Con un nuevo reflejo de la burda indiferencia que para los todavía llamados medios de comunicación españoles merece cualquier acontecimiento al margen de sus intereses, la noticia del fallecimiento de Dario Fo el pasado 13 de octubre, ha transitado con más pena que gloria por las rotativas (que ya sé que ni existen) y por las cabeceras televisivas y radiofónicas, que han "informado" de la desaparición del genio italiano con la conocida abulia con que suelen tratarse los temas culturales que no generan plusvalías editoriales.
Anatematizado sobre todo por la Iglesia Católica, pero también por las altas instancias del poder financiero y por los comederos de la dominación, marginado por la prensa sumisa y aplaudido por las conciencias libres en todo el mundo, Dario Fo, un juglar, un payaso, un actor, fue siempre la voz disidente y crítica, el grito y la conciencia moral, la risa y la burla contra la falsedad, el más puro "humore", que es el privilegio de la inteligencia, en un mundo abocado a la mediocridad mental y el conformismo, la boca abierta y el individualismo excluyente; un mundo que hoy -y basta para morirse de asco mirar el resultado de las últimas elecciones en Estados Unidos-, se ha convertido en la más triste instancia del borreguismo, la estupidez y la amenazante perpetuación del triunfo de los charlatanes.
El teatro de Dario Fo, una de las obras más coherentes en la dramaturgia de todos los tiempos, azote de la inmoralidad política y de la corrupción, denunciadora de los chalaneos morales y éticos impuestos por sectas, como la Iglesia Católica, corrosivas de la libertad y paralizadoras del pensamiento, ha sido representada en todo el mundo con una aceptación de la inteligencia que jamás alcanzarán las imposiciones mediáticas ni los cantos de sirena de los manipuladores que pretenden todavía hacerse pasar por servidores públicos.

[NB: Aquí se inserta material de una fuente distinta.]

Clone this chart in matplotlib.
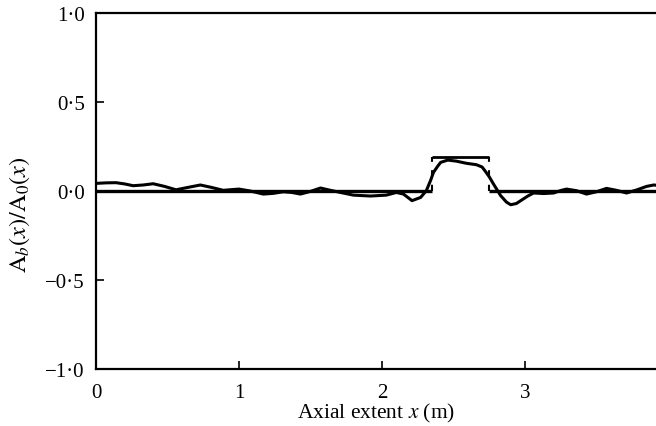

La coincidencia temporal entre la muerte de Fo y el triunfo de Trump (y lo que con ambos sucesos perdemos en el fuego de la devoradora cotidianidad), podría señalar el punto más bajo en la deriva hacia la mediocridad política, informativa, cultural y social en que descendemos desde hace tiempo, en la última década en caída libre. Perder a Dario Fo, el gran juglar de la conciencia moral, el más honesto payaso que haya pisado un escenario en los últimos tiempos y el dramaturgo más incisivo, ferozmente libre, brillante y espléndido escenógrafo, director y actor, y saber que no tiene repuesto, y que su desaparición se produzca casi al tiempo que asume las más altas cotas de poder político Donald Trump, el monigote político más inmoral, ridículo y dañino personaje de la dominación que se haya dado en años (y saber que éste sí que tiene imitadores de sobra), no puede sino hacernos reflexionar, y actuar en consecuencia, sobre el significado del momento que vivimos, en todos sus aspectos (político, cultural, informativo, ético o educativo), sobre el valor y el espacio mental que otorgamos a nuestras pérdidas y el significado de nuestras posteriores decisiones. Y, al menos, sonrojarnos.